====== SUPPLIED MATERIAL ======

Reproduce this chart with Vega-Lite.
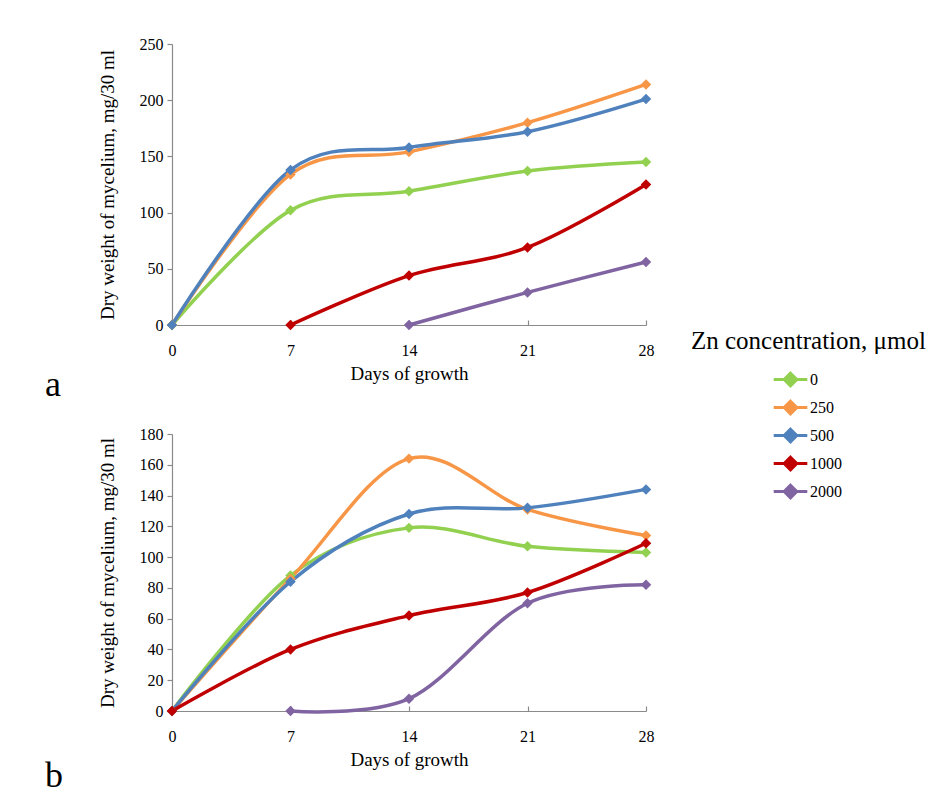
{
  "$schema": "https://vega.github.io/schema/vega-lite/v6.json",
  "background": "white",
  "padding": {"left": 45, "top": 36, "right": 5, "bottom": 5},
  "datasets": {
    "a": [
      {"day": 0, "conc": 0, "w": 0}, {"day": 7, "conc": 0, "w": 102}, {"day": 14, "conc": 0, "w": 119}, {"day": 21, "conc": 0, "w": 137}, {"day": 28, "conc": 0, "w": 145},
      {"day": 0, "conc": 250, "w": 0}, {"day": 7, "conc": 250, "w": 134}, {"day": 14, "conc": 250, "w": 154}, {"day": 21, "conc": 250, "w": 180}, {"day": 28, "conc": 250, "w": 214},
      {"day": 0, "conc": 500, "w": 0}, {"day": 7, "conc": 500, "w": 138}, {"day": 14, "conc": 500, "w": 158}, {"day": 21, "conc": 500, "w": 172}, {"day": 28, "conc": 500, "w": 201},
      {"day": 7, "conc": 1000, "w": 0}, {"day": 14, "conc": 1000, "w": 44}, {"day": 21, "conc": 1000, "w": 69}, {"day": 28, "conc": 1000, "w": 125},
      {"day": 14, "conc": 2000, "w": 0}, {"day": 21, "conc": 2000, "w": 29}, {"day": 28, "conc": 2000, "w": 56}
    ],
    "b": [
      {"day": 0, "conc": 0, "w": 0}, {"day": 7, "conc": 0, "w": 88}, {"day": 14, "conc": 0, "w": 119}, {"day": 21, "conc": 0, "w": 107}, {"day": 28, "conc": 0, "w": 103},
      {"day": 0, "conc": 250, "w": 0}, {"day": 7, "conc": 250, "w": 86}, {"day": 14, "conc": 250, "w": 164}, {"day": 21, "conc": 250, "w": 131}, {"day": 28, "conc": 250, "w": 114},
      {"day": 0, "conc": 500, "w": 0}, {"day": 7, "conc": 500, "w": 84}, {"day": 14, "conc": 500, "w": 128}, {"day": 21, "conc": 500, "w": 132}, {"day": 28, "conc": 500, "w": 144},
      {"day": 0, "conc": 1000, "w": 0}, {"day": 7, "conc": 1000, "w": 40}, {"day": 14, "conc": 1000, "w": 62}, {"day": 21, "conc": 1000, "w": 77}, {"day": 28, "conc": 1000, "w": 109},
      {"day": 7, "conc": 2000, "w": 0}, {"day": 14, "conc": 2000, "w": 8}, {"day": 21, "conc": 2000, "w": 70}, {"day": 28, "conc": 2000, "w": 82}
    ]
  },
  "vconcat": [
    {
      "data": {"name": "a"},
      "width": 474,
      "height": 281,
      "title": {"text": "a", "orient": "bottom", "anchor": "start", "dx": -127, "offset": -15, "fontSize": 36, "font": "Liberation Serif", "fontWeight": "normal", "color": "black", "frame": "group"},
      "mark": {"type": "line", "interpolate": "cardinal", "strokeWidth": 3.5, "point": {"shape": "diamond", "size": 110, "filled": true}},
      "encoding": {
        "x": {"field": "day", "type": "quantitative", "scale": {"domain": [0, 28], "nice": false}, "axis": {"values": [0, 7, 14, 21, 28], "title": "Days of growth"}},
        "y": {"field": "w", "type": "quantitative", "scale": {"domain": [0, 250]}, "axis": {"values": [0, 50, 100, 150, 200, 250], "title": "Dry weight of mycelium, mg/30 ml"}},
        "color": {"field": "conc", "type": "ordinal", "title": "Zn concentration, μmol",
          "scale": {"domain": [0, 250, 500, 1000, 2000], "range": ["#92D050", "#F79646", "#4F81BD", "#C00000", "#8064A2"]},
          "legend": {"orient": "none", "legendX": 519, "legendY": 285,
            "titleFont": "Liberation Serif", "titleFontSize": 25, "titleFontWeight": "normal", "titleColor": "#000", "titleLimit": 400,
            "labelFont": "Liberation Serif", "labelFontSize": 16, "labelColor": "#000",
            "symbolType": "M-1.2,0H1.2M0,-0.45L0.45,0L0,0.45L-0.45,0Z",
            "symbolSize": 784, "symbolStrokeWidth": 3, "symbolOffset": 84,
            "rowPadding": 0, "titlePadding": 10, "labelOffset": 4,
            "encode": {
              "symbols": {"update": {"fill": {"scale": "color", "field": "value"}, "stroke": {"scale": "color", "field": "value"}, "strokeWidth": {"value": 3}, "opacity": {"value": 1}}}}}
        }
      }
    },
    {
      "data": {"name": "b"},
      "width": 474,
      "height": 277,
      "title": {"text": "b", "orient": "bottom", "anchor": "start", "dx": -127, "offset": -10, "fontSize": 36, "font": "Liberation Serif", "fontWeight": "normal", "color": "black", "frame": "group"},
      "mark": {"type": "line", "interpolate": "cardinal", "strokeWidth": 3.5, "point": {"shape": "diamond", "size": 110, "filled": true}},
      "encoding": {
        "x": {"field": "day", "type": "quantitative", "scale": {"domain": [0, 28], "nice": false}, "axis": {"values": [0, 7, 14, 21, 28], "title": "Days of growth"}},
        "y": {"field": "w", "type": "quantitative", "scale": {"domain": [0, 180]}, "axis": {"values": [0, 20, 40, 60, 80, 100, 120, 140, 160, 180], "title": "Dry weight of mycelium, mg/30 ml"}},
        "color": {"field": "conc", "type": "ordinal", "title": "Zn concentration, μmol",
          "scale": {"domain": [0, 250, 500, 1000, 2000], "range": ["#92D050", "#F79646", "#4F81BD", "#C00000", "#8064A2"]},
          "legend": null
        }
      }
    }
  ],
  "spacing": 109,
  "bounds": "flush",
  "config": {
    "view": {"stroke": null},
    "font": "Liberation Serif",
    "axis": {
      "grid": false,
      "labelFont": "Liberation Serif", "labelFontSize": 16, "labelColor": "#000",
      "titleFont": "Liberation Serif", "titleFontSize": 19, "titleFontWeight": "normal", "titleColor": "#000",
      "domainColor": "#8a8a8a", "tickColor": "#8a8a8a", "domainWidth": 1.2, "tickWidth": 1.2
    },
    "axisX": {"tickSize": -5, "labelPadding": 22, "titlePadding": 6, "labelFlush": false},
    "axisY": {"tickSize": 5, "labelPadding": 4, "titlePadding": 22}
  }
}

======

CHALLENGE ->
Leave out the pictures and give the listing above again exactly.

RIGHT ANSWER ->
Reproduce this chart with Vega-Lite.
{
  "$schema": "https://vega.github.io/schema/vega-lite/v6.json",
  "background": "white",
  "padding": {"left": 45, "top": 36, "right": 5, "bottom": 5},
  "datasets": {
    "a": [
      {"day": 0, "conc": 0, "w": 0}, {"day": 7, "conc": 0, "w": 102}, {"day": 14, "conc": 0, "w": 119}, {"day": 21, "conc": 0, "w": 137}, {"day": 28, "conc": 0, "w": 145},
      {"day": 0, "conc": 250, "w": 0}, {"day": 7, "conc": 250, "w": 134}, {"day": 14, "conc": 250, "w": 154}, {"day": 21, "conc": 250, "w": 180}, {"day": 28, "conc": 250, "w": 214},
      {"day": 0, "conc": 500, "w": 0}, {"day": 7, "conc": 500, "w": 138}, {"day": 14, "conc": 500, "w": 158}, {"day": 21, "conc": 500, "w": 172}, {"day": 28, "conc": 500, "w": 201},
      {"day": 7, "conc": 1000, "w": 0}, {"day": 14, "conc": 1000, "w": 44}, {"day": 21, "conc": 1000, "w": 69}, {"day": 28, "conc": 1000, "w": 125},
      {"day": 14, "conc": 2000, "w": 0}, {"day": 21, "conc": 2000, "w": 29}, {"day": 28, "conc": 2000, "w": 56}
    ],
    "b": [
      {"day": 0, "conc": 0, "w": 0}, {"day": 7, "conc": 0, "w": 88}, {"day": 14, "conc": 0, "w": 119}, {"day": 21, "conc": 0, "w": 107}, {"day": 28, "conc": 0, "w": 103},
      {"day": 0, "conc": 250, "w": 0}, {"day": 7, "conc": 250, "w": 86}, {"day": 14, "conc": 250, "w": 164}, {"day": 21, "conc": 250, "w": 131}, {"day": 28, "conc": 250, "w": 114},
      {"day": 0, "conc": 500, "w": 0}, {"day": 7, "conc": 500, "w": 84}, {"day": 14, "conc": 500, "w": 128}, {"day": 21, "conc": 500, "w": 132}, {"day": 28, "conc": 500, "w": 144},
      {"day": 0, "conc": 1000, "w": 0}, {"day": 7, "conc": 1000, "w": 40}, {"day": 14, "conc": 1000, "w": 62}, {"day": 21, "conc": 1000, "w": 77}, {"day": 28, "conc": 1000, "w": 109},
      {"day": 7, "conc": 2000, "w": 0}, {"day": 14, "conc": 2000, "w": 8}, {"day": 21, "conc": 2000, "w": 70}, {"day": 28, "conc": 2000, "w": 82}
    ]
  },
  "vconcat": [
    {
      "data": {"name": "a"},
      "width": 474,
      "height": 281,
      "title": {"text": "a", "orient": "bottom", "anchor": "start", "dx": -127, "offset": -15, "fontSize": 36, "font": "Liberation Serif", "fontWeight": "normal", "color": "black", "frame": "group"},
      "mark": {"type": "line", "interpolate": "cardinal", "strokeWidth": 3.5, "point": {"shape": "diamond", "size": 110, "filled": true}},
      "encoding": {
        "x": {"field": "day", "type": "quantitative", "scale": {"domain": [0, 28], "nice": false}, "axis": {"values": [0, 7, 14, 21, 28], "title": "Days of growth"}},
        "y": {"field": "w", "type": "quantitative", "scale": {"domain": [0, 250]}, "axis": {"values": [0, 50, 100, 150, 200, 250], "title": "Dry weight of mycelium, mg/30 ml"}},
        "color": {"field": "conc", "type": "ordinal", "title": "Zn concentration, μmol",
          "scale": {"domain": [0, 250, 500, 1000, 2000], "range": ["#92D050", "#F79646", "#4F81BD", "#C00000", "#8064A2"]},
          "legend": {"orient": "none", "legendX": 519, "legendY": 285,
            "titleFont": "Liberation Serif", "titleFontSize": 25, "titleFontWeight": "normal", "titleColor": "#000", "titleLimit": 400,
            "labelFont": "Liberation Serif", "labelFontSize": 16, "labelColor": "#000",
            "symbolType": "M-1.2,0H1.2M0,-0.45L0.45,0L0,0.45L-0.45,0Z",
            "symbolSize": 784, "symbolStrokeWidth": 3, "symbolOffset": 84,
            "rowPadding": 0, "titlePadding": 10, "labelOffset": 4,
            "encode": {
              "symbols": {"update": {"fill": {"scale": "color", "field": "value"}, "stroke": {"scale": "color", "field": "value"}, "strokeWidth": {"value": 3}, "opacity": {"value": 1}}}}}
        }
      }
    },
    {
      "data": {"name": "b"},
      "width": 474,
      "height": 277,
      "title": {"text": "b", "orient": "bottom", "anchor": "start", "dx": -127, "offset": -10, "fontSize": 36, "font": "Liberation Serif", "fontWeight": "normal", "color": "black", "frame": "group"},
      "mark": {"type": "line", "interpolate": "cardinal", "strokeWidth": 3.5, "point": {"shape": "diamond", "size": 110, "filled": true}},
      "encoding": {
        "x": {"field": "day", "type": "quantitative", "scale": {"domain": [0, 28], "nice": false}, "axis": {"values": [0, 7, 14, 21, 28], "title": "Days of growth"}},
        "y": {"field": "w", "type": "quantitative", "scale": {"domain": [0, 180]}, "axis": {"values": [0, 20, 40, 60, 80, 100, 120, 140, 160, 180], "title": "Dry weight of mycelium, mg/30 ml"}},
        "color": {"field": "conc", "type": "ordinal", "title": "Zn concentration, μmol",
          "scale": {"domain": [0, 250, 500, 1000, 2000], "range": ["#92D050", "#F79646", "#4F81BD", "#C00000", "#8064A2"]},
          "legend": null
        }
      }
    }
  ],
  "spacing": 109,
  "bounds": "flush",
  "config": {
    "view": {"stroke": null},
    "font": "Liberation Serif",
    "axis": {
      "grid": false,
      "labelFont": "Liberation Serif", "labelFontSize": 16, "labelColor": "#000",
      "titleFont": "Liberation Serif", "titleFontSize": 19, "titleFontWeight": "normal", "titleColor": "#000",
      "domainColor": "#8a8a8a", "tickColor": "#8a8a8a", "domainWidth": 1.2, "tickWidth": 1.2
    },
    "axisX": {"tickSize": -5, "labelPadding": 22, "titlePadding": 6, "labelFlush": false},
    "axisY": {"tickSize": 5, "labelPadding": 4, "titlePadding": 22}
  }
}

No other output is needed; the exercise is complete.